On the passing of Martin Sharp

It’s easy to mention Martin Sharp’s name in the same sentence as the word ‘icon’. After all he was an exemplary iconographer, an artist who reproduced and recreated icons, striving through duplication and repetition for the essential image.

But it says more about the artist than the images that Sharp became an icon himself, and his images became as iconic as their celebrated subjects.

Like all the best cultural conduits, Sharp was foremost a fan. And it was here that his work will be most remembered. He was a magnificent obsessive. He loved and he loved deeply and long. His obsessions, like all the most prolific maniacs, were well documented. And by maniac, I don’t mean he was insane, though one would hope that he was touched by some special madness. (He at least flirted with it with his preferred pharmaceutical enhancement LSD.) But he was maniacal in his compulsive pursuits, crazed and driven.

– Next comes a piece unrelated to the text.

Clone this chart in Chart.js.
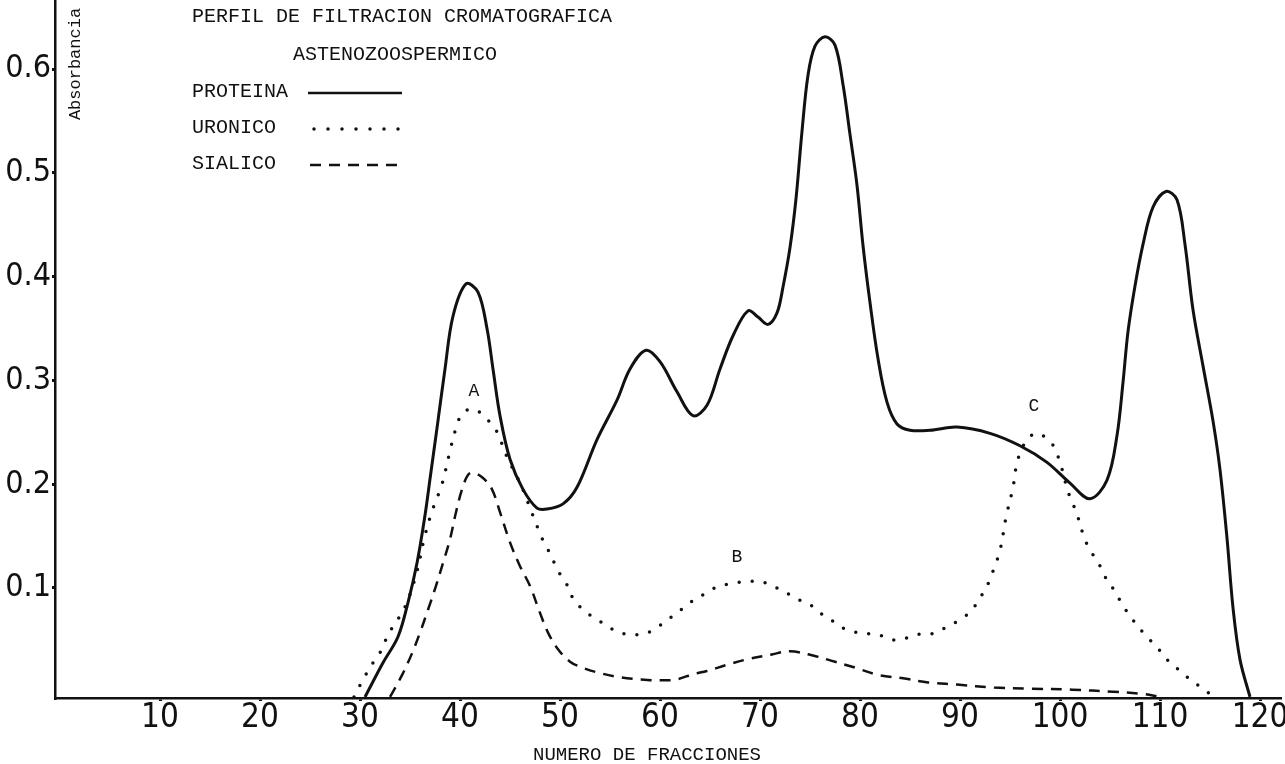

Let’s consider some of his most prized passions. Let’s face it, Tiny Tim was a strange looking man in an ill-fitting suit and a misshapen mop of curly hair and an unfortunate face inclined towards the grotesque. But Sharp, besotted with his shrill falsetto and his ethereal interpretation of the American songbook, found a special beauty. He became his main muse and many of Sharp’s most memorable works can be attributed to this strange affiliation.

Sharp then took Australia’s most beloved but over-illustrated icon, the Sydney Opera House, and anthromorphised it so elegantly it may as well have been winking at you. He got to touch up an actual icon up close when he redesigned the grimacing entrance to Sydney Harbour’s sideshow alley, the even more compelling face of Luna Park.

And who but Sharp could take that other famous vaudevillian visage of Roy Rene, and infer his oily greasepaint with a few master strokes of block colour, turning the legend into a logo? Who but Sharp could do better justice to the iconic copperplate typography and the divine graffiti of Arthur Stace who wrote the word ‘Eternity’ on Sydney streets for decades. Fellow travellers, Sharp understood Stace’s yearning to see the eternal in the everyday.

Sharp always appeared to be in good company, judging by his involvement in cultural flashpoints of the ‘60s and early ‘70s, like the utter oppression of Oz magazine for which Sharp was sentenced to hard labour for his art (seriously what could give you more cred?). As exemplified by his participation in the Yellow House project, he was one of an exclusive, improbably influential tribe of Australian artists and acolytes that changed the face not only of Australia art but the face of Australia itself. And Martin Sharp always did like an interesting face.